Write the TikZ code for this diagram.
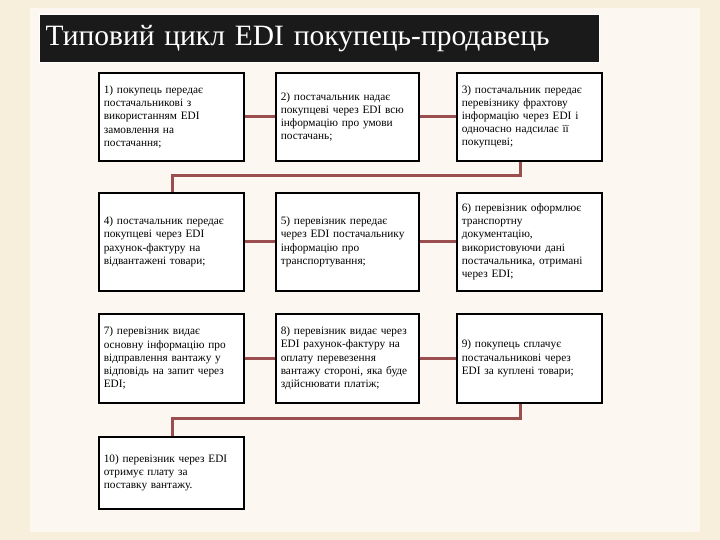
\documentclass[tikz,border=0pt]{standalone}
\usepackage{fontspec}
\setmainfont{Liberation Serif}
\definecolor{bg}{HTML}{F8EEDC}
\definecolor{link}{HTML}{9A4E4E}
\definecolor{ttl}{HTML}{1A1A1A}
\begin{document}
\begin{tikzpicture}[x=1pt,y=-1pt,
  box/.style={draw=black,line width=1.6pt,fill=white,anchor=north west,inner sep=5pt,align=left,font=\fontsize{11.3}{13.2}\selectfont},
  lnk/.style={draw=link,line width=3pt}]
\useasboundingbox (0,0) rectangle (720,540);
\fill[bg] (0,0) rectangle (720,540);
\fill[white!60!bg] (30,8) rectangle (700,532);
\node[fill=ttl,draw=white,line width=1pt,minimum width=560,minimum height=48,anchor=north west,text width=548,align=left,inner xsep=6pt,text=white,font=\fontsize{29.5}{31}\selectfont] (title) at (39,14) {Типовий цикл EDI покупець-продавець};
\node[box,minimum width=145,minimum height=88,text width=135] (b1) at (98,72) {1) покупець передає\\постачальникові з\\використанням EDI\\замовлення на\\постачання;};
\node[box,minimum width=143,minimum height=88,text width=133] (b2) at (275,72) {2) постачальник надає\\покупцеві через EDI всю\\інформацію про умови\\постачань;};
\node[box,minimum width=145,minimum height=88,text width=135] (b3) at (456,72) {3) постачальник передає\\перевізнику фрахтову\\інформацію через EDI і\\одночасно надсилає її\\покупцеві;};
\node[box,minimum width=145,minimum height=98,text width=135] (b4) at (98,192) {4) постачальник передає\\покупцеві через EDI\\рахунок-фактуру на\\відвантажені товари;};
\node[box,minimum width=143,minimum height=98,text width=133] (b5) at (275,192) {5) перевізник передає\\через EDI постачальнику\\інформацію про\\транспортування;};
\node[box,minimum width=145,minimum height=98,text width=135] (b6) at (456,192) {6) перевізник оформлює\\транспортну\\документацію,\\використовуючи дані\\постачальника, отримані\\через EDI;};
\node[box,minimum width=145,minimum height=89,text width=135] (b7) at (98,313) {7) перевізник видає\\основну інформацію про\\відправлення вантажу у\\відповідь на запит через\\EDI;};
\node[box,minimum width=143,minimum height=89,text width=133] (b8) at (275,313) {8) перевізник видає через\\EDI рахунок-фактуру на\\оплату перевезення\\вантажу стороні, яка буде\\здійснювати платіж;};
\node[box,minimum width=145,minimum height=89,text width=135] (b9) at (456,313) {9) покупець сплачує\\постачальникові через\\EDI за куплені товари;};
\node[box,minimum width=145,minimum height=72,text width=135] (b10) at (98,436) {10) перевізник через EDI\\отримує плату за\\поставку вантажу.};
\draw[lnk] (b1.east) -- (b2.west);
\draw[lnk] (b2.east) -- (b3.west);
\draw[lnk] (b4.east) -- (b5.west);
\draw[lnk] (b5.east) -- (b6.west);
\draw[lnk] (b7.east) -- (b8.west);
\draw[lnk] (b8.east) -- (b9.west);
\draw[lnk] (b3.south -| 520,0) |- (172,176) -- (b4.north -| 172,0);
\draw[lnk] (b9.south -| 520,0) |- (172,418) -- (b10.north -| 172,0);
\end{tikzpicture}
\end{document}
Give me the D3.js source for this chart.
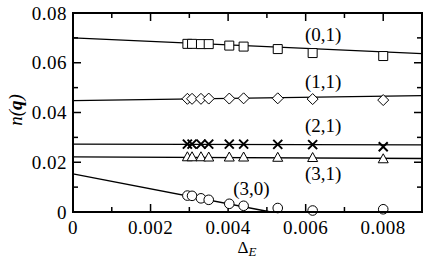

Directions for this task
Repeat the entries exactly. Pictures are excluded from the copy.

Task solution
Write the TikZ code for this diagram.
\documentclass[tikz,border=0pt]{standalone}
\usepackage{fontspec}
\setmainfont{Liberation Serif}
\definecolor{bg}{HTML}{F8EEDC}
\definecolor{link}{HTML}{9A4E4E}
\definecolor{ttl}{HTML}{1A1A1A}
\begin{document}
\begin{tikzpicture}[x=1pt,y=-1pt,
  box/.style={draw=black,line width=1.6pt,fill=white,anchor=north west,inner sep=5pt,align=left,font=\fontsize{11.3}{13.2}\selectfont},
  lnk/.style={draw=link,line width=3pt}]
\useasboundingbox (0,0) rectangle (720,540);
\fill[bg] (0,0) rectangle (720,540);
\fill[white!60!bg] (30,8) rectangle (700,532);
\node[fill=ttl,draw=white,line width=1pt,minimum width=560,minimum height=48,anchor=north west,text width=548,align=left,inner xsep=6pt,text=white,font=\fontsize{29.5}{31}\selectfont] (title) at (39,14) {Типовий цикл EDI покупець-продавець};
\node[box,minimum width=145,minimum height=88,text width=135] (b1) at (98,72) {1) покупець передає\\постачальникові з\\використанням EDI\\замовлення на\\постачання;};
\node[box,minimum width=143,minimum height=88,text width=133] (b2) at (275,72) {2) постачальник надає\\покупцеві через EDI всю\\інформацію про умови\\постачань;};
\node[box,minimum width=145,minimum height=88,text width=135] (b3) at (456,72) {3) постачальник передає\\перевізнику фрахтову\\інформацію через EDI і\\одночасно надсилає її\\покупцеві;};
\node[box,minimum width=145,minimum height=98,text width=135] (b4) at (98,192) {4) постачальник передає\\покупцеві через EDI\\рахунок-фактуру на\\відвантажені товари;};
\node[box,minimum width=143,minimum height=98,text width=133] (b5) at (275,192) {5) перевізник передає\\через EDI постачальнику\\інформацію про\\транспортування;};
\node[box,minimum width=145,minimum height=98,text width=135] (b6) at (456,192) {6) перевізник оформлює\\транспортну\\документацію,\\використовуючи дані\\постачальника, отримані\\через EDI;};
\node[box,minimum width=145,minimum height=89,text width=135] (b7) at (98,313) {7) перевізник видає\\основну інформацію про\\відправлення вантажу у\\відповідь на запит через\\EDI;};
\node[box,minimum width=143,minimum height=89,text width=133] (b8) at (275,313) {8) перевізник видає через\\EDI рахунок-фактуру на\\оплату перевезення\\вантажу стороні, яка буде\\здійснювати платіж;};
\node[box,minimum width=145,minimum height=89,text width=135] (b9) at (456,313) {9) покупець сплачує\\постачальникові через\\EDI за куплені товари;};
\node[box,minimum width=145,minimum height=72,text width=135] (b10) at (98,436) {10) перевізник через EDI\\отримує плату за\\поставку вантажу.};
\draw[lnk] (b1.east) -- (b2.west);
\draw[lnk] (b2.east) -- (b3.west);
\draw[lnk] (b4.east) -- (b5.west);
\draw[lnk] (b5.east) -- (b6.west);
\draw[lnk] (b7.east) -- (b8.west);
\draw[lnk] (b8.east) -- (b9.west);
\draw[lnk] (b3.south -| 520,0) |- (172,176) -- (b4.north -| 172,0);
\draw[lnk] (b9.south -| 520,0) |- (172,418) -- (b10.north -| 172,0);
\end{tikzpicture}
\end{document}
Give me the D3.js source for this chart.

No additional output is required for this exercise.